Now, what are the applications of CV quantum computing? One of the main area where CV quantum information is used is in quantum communication. Indeed, photons can be transmitted through optical fibers and rarely interact, making it a perfect choice for communication. Moreover, communication protocols such as teleportation and QKD have been ported to CV systems.
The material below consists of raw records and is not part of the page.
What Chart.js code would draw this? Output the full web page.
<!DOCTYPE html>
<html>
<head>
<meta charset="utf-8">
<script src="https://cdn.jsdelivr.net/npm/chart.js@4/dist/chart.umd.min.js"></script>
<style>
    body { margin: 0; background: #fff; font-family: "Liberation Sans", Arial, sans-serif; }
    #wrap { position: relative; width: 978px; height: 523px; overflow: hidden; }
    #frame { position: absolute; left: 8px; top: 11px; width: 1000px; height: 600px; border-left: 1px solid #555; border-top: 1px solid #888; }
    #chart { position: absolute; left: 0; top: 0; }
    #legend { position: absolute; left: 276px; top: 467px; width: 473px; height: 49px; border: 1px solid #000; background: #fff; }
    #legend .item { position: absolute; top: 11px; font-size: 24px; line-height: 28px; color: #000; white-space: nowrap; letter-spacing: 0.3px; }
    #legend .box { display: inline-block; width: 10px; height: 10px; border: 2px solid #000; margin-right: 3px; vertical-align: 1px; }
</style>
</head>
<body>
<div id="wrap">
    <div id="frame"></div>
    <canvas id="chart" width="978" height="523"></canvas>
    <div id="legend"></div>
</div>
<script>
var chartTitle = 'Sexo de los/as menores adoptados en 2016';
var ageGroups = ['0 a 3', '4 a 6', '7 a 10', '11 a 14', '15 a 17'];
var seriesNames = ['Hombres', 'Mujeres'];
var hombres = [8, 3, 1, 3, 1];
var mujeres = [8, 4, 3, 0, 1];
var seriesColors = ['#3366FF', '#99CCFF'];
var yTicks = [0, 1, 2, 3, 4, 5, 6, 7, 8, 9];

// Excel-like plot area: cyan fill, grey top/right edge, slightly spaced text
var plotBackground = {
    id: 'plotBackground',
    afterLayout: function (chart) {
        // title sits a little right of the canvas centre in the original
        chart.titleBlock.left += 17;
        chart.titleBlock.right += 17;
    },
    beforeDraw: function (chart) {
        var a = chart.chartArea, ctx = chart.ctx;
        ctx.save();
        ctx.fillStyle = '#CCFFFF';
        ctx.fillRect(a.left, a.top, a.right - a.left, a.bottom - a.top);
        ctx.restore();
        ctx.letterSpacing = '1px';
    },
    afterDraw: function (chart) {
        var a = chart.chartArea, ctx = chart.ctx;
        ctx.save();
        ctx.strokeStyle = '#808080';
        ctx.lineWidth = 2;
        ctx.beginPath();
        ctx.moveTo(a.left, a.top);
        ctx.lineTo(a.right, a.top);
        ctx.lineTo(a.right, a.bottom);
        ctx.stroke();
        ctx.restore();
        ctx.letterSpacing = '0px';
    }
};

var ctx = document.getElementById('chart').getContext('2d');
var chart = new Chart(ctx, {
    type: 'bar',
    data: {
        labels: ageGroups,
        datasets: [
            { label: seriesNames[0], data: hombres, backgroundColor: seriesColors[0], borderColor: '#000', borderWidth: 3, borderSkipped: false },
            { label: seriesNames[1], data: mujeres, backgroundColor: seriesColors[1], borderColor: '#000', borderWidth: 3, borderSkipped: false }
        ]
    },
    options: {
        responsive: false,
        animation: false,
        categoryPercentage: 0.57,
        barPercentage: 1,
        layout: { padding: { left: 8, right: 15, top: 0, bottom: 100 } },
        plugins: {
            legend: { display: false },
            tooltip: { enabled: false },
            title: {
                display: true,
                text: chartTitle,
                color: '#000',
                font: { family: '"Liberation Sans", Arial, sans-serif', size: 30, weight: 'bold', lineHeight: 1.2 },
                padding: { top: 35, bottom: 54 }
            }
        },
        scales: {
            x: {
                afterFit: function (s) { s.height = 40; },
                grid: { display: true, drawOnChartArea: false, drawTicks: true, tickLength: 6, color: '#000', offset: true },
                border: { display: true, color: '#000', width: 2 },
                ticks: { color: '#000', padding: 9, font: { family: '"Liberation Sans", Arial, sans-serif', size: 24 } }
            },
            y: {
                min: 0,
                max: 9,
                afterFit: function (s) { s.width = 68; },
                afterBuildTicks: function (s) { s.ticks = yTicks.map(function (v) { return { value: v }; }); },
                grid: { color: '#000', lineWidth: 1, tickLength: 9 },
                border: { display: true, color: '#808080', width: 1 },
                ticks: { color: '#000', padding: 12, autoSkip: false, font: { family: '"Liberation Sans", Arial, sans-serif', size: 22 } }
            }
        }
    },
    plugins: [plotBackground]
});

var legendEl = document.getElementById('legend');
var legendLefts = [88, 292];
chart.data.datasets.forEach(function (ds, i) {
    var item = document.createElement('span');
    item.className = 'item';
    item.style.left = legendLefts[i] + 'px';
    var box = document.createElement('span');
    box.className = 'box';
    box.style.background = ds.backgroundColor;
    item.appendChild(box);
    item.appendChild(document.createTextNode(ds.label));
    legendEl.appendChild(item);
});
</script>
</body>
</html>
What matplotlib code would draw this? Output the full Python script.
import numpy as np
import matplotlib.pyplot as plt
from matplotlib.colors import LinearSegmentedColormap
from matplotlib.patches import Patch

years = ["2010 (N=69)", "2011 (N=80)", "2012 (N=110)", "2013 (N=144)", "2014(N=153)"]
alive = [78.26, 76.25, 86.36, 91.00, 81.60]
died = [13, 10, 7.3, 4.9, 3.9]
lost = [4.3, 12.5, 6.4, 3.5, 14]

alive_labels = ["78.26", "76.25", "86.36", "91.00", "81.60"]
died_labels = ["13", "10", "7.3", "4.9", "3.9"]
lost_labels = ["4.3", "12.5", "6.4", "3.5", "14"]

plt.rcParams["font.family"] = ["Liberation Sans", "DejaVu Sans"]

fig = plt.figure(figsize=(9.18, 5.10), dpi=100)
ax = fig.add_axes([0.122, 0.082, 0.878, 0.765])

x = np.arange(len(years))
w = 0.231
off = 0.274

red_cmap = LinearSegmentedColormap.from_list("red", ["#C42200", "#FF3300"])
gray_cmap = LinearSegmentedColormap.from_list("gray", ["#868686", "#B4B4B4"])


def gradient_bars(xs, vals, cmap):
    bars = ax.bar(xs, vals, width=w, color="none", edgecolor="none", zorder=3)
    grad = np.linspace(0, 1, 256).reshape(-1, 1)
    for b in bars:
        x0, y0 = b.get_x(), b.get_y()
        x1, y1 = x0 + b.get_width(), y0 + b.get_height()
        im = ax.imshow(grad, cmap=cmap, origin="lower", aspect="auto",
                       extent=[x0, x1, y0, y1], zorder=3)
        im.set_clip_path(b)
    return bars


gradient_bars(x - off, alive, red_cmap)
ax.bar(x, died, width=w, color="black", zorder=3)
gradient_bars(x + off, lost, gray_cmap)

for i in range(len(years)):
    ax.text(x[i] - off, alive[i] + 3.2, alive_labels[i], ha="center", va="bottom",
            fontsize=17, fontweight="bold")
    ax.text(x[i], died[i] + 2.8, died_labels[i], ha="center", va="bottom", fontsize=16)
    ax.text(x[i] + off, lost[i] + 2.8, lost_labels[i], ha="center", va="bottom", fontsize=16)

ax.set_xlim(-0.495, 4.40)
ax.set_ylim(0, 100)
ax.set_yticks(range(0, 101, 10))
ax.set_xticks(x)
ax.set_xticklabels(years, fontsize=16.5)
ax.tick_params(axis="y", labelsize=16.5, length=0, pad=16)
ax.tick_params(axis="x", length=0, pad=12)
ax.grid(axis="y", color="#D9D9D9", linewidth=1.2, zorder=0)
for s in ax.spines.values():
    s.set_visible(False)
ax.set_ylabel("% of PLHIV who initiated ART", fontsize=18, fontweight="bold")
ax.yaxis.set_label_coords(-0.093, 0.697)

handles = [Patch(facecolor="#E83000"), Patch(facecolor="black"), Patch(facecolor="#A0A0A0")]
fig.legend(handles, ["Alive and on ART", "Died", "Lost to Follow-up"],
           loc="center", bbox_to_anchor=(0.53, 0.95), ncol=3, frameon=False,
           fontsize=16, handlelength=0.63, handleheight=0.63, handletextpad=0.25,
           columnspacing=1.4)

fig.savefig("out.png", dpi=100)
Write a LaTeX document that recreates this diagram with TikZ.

Going back to computation, an important CV algorithm is Boson Sampling, which is mostly considered as a way to demonstrate quantum supremacy, but might have applications such as finding dense subgraphs or simulating molecular vibronic spectra
Finally, CV quantum computing has been considered in order to solve partial differential equation (porting the HHL algorithm to an infinite-dimensional system), to improve Monte-Carlo algorithms or to do quantum machine learning and variational circuits
If you are interested to go deeper in understanding continuous variables, apart from all the papers I've cited, you can also read the first section of my master's thesis, which explains all of that in more details and (I hope) in an understandable way.